The level of violence has increased by 30 percent in 2013 compared to the previous year, the commission says
By Sohaila Weda Khamosh
An alarming 40,000 case of violence against women has been recorded by the AIHRC (Afghanistan Independent Human Rights Commission) since it was established in 2002. The attackers in a majority of cases are the men in their families.
The AIHRC is conducting a national inquiry into violence against women, the results of which will be published this year. With specialist women’s rights units and staff in all its provincial and regional offices and nationally, it has been investigating and reporting regularly on the situation of women.
The level of violence has increased by 30 percent in 2013 compared to the previous year, the commission says. But this may only be the tip of the iceberg. Most Afghan women are not allowed to leave the confines of their homes without a male escort.
Some of the crimes against women in the past year (the Afghan new year began on Mar 21, 2013) include:
Freshta’s husband cut her throat with a razor in Kabul
Assassination of Hanifa Safi, head of the women’s department in Laghman
Desert trial of Najiba in Ghorband district, Parwan
Kalsoom was kept prisoner in her house in Badakhshan, and tortured
Murder of a young girl in KunduzAbduction of two young girls in Baghlan
Cutting off of tongue and finger of a young women by her husband in Herat
Murder of a woman for giving birth to a girl for the third time in Kunduz
Parwin Rahimi, head of the women’s rights and support at AIHRC says psychological and verbal violence top the list of crimes against women followed by beating.
An estimated 97 percent of the crimes are committed by male members of the family, the commission concludes.
Latifa Sultani, national coordinator for women’s rights at the AIHRC, believes the number of sexual crimes has increased. “Unfortunately 90 percent of the violence is against women under the age of 18.”
Fawzia Amini, the director of women’s rights in the Ministry of Women’s Affairs, says women are sexually abused and murdered, and in turn they resort to suicide and self-immolation. The ministry has recorded at least 4,000 cases “which is really worrying”, she confided.
She said in 1391 as many as 75 women had fled the violence at home and sought refuge in shelters under the ministry in Kabul, and 166 in the provinces.

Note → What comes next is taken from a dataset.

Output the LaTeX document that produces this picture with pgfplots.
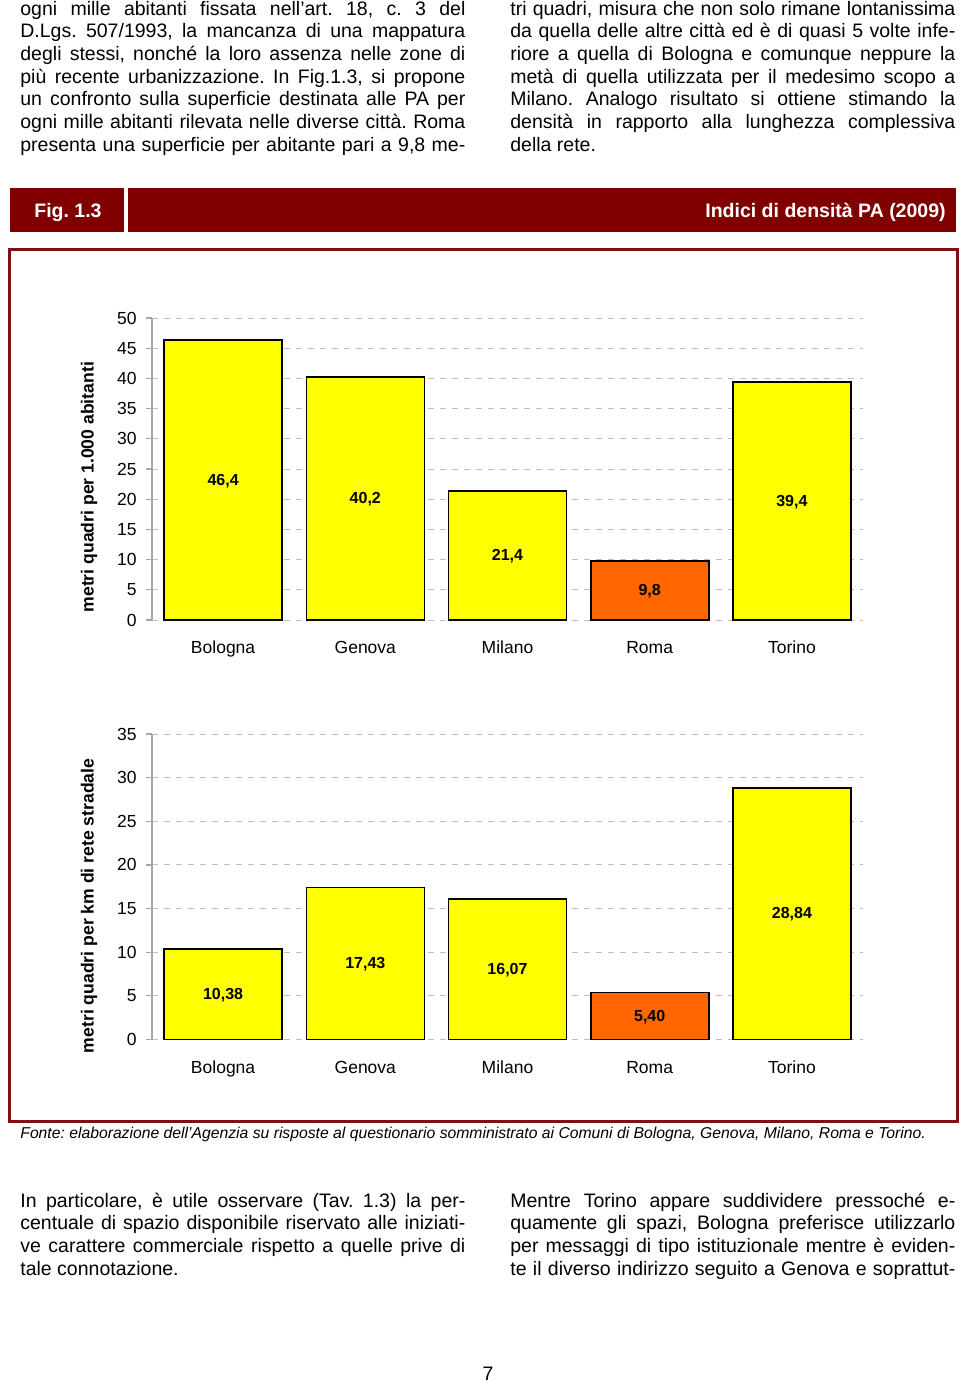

AIHRC’s Latifa Sultani says 78 women had come to their shelter in Kabul and surrounding districts, and 356 in the other provinces.
The non-governmental organisation (NGO), Women for Afghan Women, says they were aware of 500 cases of women who had escaped to shelters in 2012, “which was a big jump over the previous year”.
There was a spike in missing women, and the discovery of badly mutilated human remains.
On Oct 31 last year, police in Herat found the body of a woman whose nose and ears had been chopped off. The body had been abandoned in a ruin.
A month earlier the body of a 19-year-old girl was found in Khost with gun shot wounds in her head and body. The post mortem report showed she had been sexually abused and then killed. The body has not been identified.
On July 8, a 17-year-old girl was beheaded in Khogiani district, Nangarhar province.
Parwin Rahimi of the AIHRC says, “We have recorded 957 cases of violence against women in 1391 in the Kabul regional office alone.” Even schoolgirls are targets of violence, according to her. The commission has recorded cases of schoolgirls with burn injuries.